La Russie n’adopta point ce système. Au lieu d’entrer dans l’affaire avec des dispositions conciliantes, elle débuta par une injonction aussi exclusive et absolue quant au fond des choses qu’insolite et offensante dans la forme. On était, comme nous l’avons dit, à la fin d’octobre 1851. Les conférences de la commission mixte instituée par Aali-Pacha avaient commencé. « Elles avaient établi, écrivait l’ambassadeur anglais, sir Stratford Canning, le droit des Latins à l’occupation exclusive de sanctuaires au nombre de dix, dont la plupart sont maintenant possédés conjointement par les deux communions, et d’autres exclusivement par les Grecs. M. de Lavalette, au lieu de pousser son droit à l’extrême, avait pris sur lui la responsabilité de déclarer qu’il était prêt à étendre le principe de la possession en commun à tous ces sanctuaires.
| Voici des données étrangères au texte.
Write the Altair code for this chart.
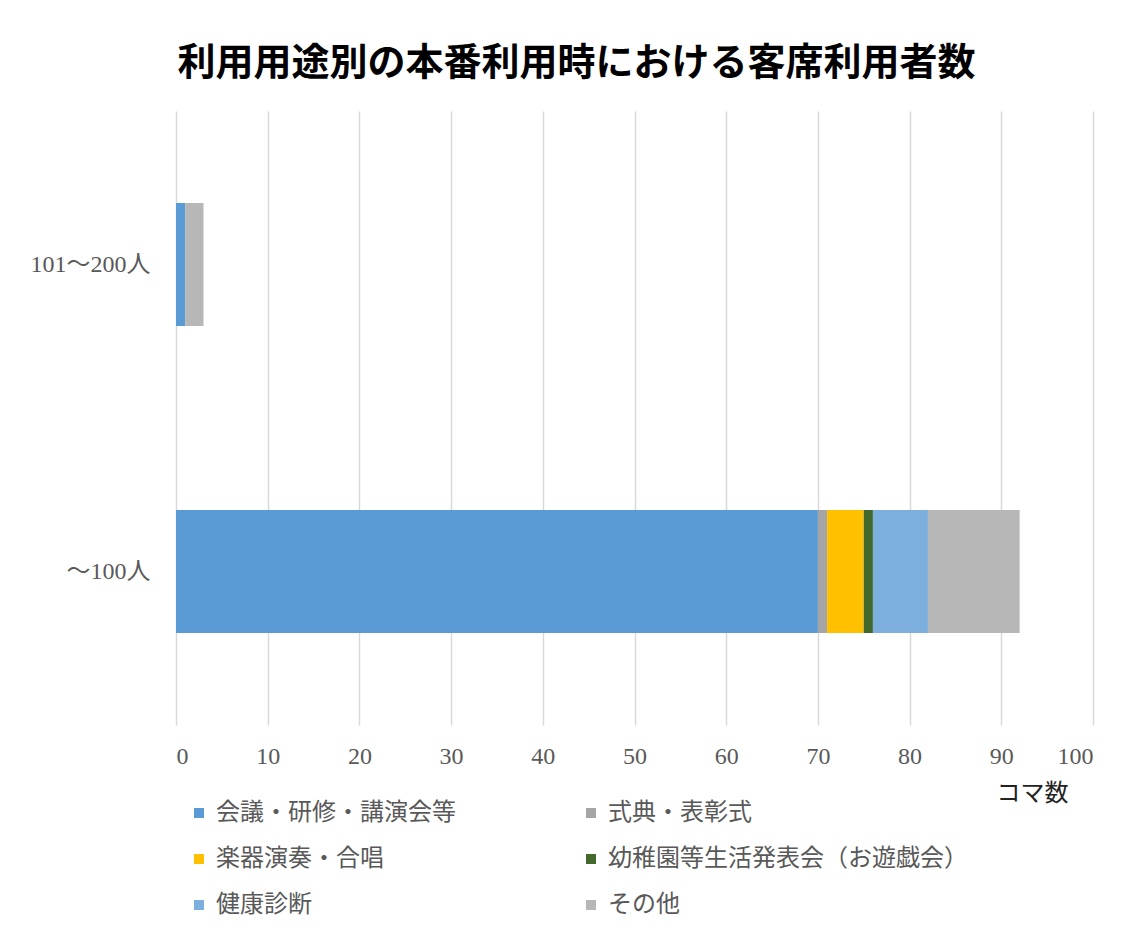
import altair as alt
import pandas as pd

categories = ["101～200人", "～100人"]
series = ["会議・研修・講演会等", "式典・表彰式", "楽器演奏・合唱",
          "幼稚園等生活発表会（お遊戯会）", "健康診断", "その他"]
colors = ["#5B9BD5", "#A5A5A5", "#FFC000", "#43682B", "#7CAFDD", "#B7B7B7"]
values_101_200 = [1, 0, 0, 0, 0, 2]
values_upto_100 = [70, 1, 4, 1, 6, 10]

rows = []
for cat, vals in zip(categories, [values_101_200, values_upto_100]):
    for i, (s, v) in enumerate(zip(series, vals)):
        rows.append({"区分": cat, "用途": s, "コマ数": v, "順": i})
df = pd.DataFrame(rows)

LABEL_FONT = "Liberation Serif, Noto Sans CJK JP"

chart = alt.Chart(df).mark_bar().encode(
    x=alt.X("コマ数:Q", stack="zero",
            scale=alt.Scale(domain=[0, 100], nice=False),
            axis=alt.Axis(values=list(range(0, 101, 10)), domain=False, ticks=False,
                          grid=True, gridColor="#D9D9D9", gridWidth=1.5,
                          labelFont=LABEL_FONT, labelFontSize=24, labelColor="#595959",
                          labelPadding=19, title="コマ数", titleFont=LABEL_FONT,
                          titleFontSize=24, titleFontWeight="normal", titleColor="#222222",
                          titleX=856, titleY=68, titleAlign="center", titleBaseline="middle")),
    y=alt.Y("区分:N", sort=categories,
            scale=alt.Scale(paddingInner=0.6, paddingOuter=0.3),
            axis=alt.Axis(title=None, domain=False, ticks=False, grid=False,
                          labelFont=LABEL_FONT, labelFontSize=24, labelColor="#595959",
                          labelPadding=26)),
    color=alt.Color("用途:N", sort=series,
                    scale=alt.Scale(domain=series, range=colors),
                    legend=alt.Legend(title=None, orient="none", legendX=11, legendY=690,
                                      direction="horizontal",
                                      columns=2, columnPadding=123, rowPadding=22,
                                      symbolType="square", symbolSize=100, symbolStrokeWidth=0,
                                      labelFont=LABEL_FONT, labelFontSize=24,
                                      labelColor="#595959", labelLimit=500, labelOffset=5)),
    order=alt.Order("順:Q", sort="ascending"),
).properties(
    width=917,
    height=614,
    padding={"left": 22, "top": 37, "right": 20, "bottom": 10},
    title=alt.TitleParams("利用用途別の本番利用時における客席利用者数",
                          font="Noto Sans CJK JP", fontSize=38, fontWeight="bold",
                          color="#000000", anchor="middle", dx=-58, offset=28),
).configure_view(stroke=None)

chart.save("out.html", embed_options={"renderer": "svg", "actions": False})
En agissant ainsi, il devançait les instructions de son gouvernement, et s’exposait au blâme de Rome et de certains partis en France[1]. » Un arrangement était officieusement arrêté sur cette base entre M. de Lavalette et Aali-Pacha, lorsqu’arriva à Constantinople la lettre autographe de l’empereur Nicolas au sultan. Cette lettre demandait impérieusement le

  1. Sir Stratford Canning to viscount Palmerston, 1 novembre 1851. Corresp., part I, n° 20.